● RAW RECORDS
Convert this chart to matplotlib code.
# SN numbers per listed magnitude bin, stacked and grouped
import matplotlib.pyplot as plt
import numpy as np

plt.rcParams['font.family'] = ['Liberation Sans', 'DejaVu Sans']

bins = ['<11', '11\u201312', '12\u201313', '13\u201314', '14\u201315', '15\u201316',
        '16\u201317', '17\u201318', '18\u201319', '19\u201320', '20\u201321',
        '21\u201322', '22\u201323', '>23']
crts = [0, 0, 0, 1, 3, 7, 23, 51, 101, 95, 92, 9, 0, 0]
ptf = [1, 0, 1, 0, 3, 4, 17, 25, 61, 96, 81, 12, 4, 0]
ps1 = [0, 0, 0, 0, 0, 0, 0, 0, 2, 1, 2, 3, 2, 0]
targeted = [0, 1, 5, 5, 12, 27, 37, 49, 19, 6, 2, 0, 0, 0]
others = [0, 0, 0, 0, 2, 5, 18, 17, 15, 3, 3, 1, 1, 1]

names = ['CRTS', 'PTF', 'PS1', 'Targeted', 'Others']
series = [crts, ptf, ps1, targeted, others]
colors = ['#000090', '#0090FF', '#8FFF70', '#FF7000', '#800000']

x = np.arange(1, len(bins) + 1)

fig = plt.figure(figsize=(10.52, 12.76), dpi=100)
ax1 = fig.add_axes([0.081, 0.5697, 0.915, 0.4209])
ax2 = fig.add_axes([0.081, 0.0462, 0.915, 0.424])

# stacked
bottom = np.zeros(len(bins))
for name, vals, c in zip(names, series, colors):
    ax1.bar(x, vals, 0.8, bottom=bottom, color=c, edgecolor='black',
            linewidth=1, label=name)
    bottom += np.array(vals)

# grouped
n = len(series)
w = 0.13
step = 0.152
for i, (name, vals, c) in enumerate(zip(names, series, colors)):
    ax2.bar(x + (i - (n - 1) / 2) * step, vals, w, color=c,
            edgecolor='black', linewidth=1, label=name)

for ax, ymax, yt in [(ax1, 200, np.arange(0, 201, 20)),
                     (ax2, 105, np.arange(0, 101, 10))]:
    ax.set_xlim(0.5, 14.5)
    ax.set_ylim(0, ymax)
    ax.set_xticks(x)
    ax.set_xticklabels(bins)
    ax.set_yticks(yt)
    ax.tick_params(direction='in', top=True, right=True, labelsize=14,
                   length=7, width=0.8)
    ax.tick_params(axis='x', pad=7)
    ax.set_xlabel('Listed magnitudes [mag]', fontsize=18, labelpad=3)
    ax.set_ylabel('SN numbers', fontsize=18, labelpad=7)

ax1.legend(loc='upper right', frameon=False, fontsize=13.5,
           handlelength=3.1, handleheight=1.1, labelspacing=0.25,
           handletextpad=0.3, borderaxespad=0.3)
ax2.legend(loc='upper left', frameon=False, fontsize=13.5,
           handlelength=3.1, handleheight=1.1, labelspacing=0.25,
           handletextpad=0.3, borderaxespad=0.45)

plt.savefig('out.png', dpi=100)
==
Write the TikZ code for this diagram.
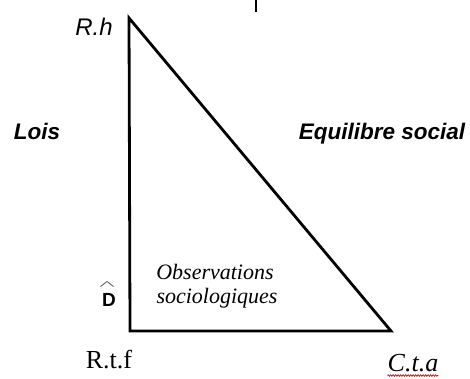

● REQUIREMENT
Each line from the line with "Convert this chart to matplotlib code." to the line with "plt.rcParams['font.family'] = ['Liberation" is to be echoed exactly; both boundary lines are included, and nothing else is to be output.

● RESPONSE
Convert this chart to matplotlib code.
# SN numbers per listed magnitude bin, stacked and grouped
import matplotlib.pyplot as plt
import numpy as np

plt.rcParams['font.family'] = ['Liberation Sans', 'DejaVu Sans']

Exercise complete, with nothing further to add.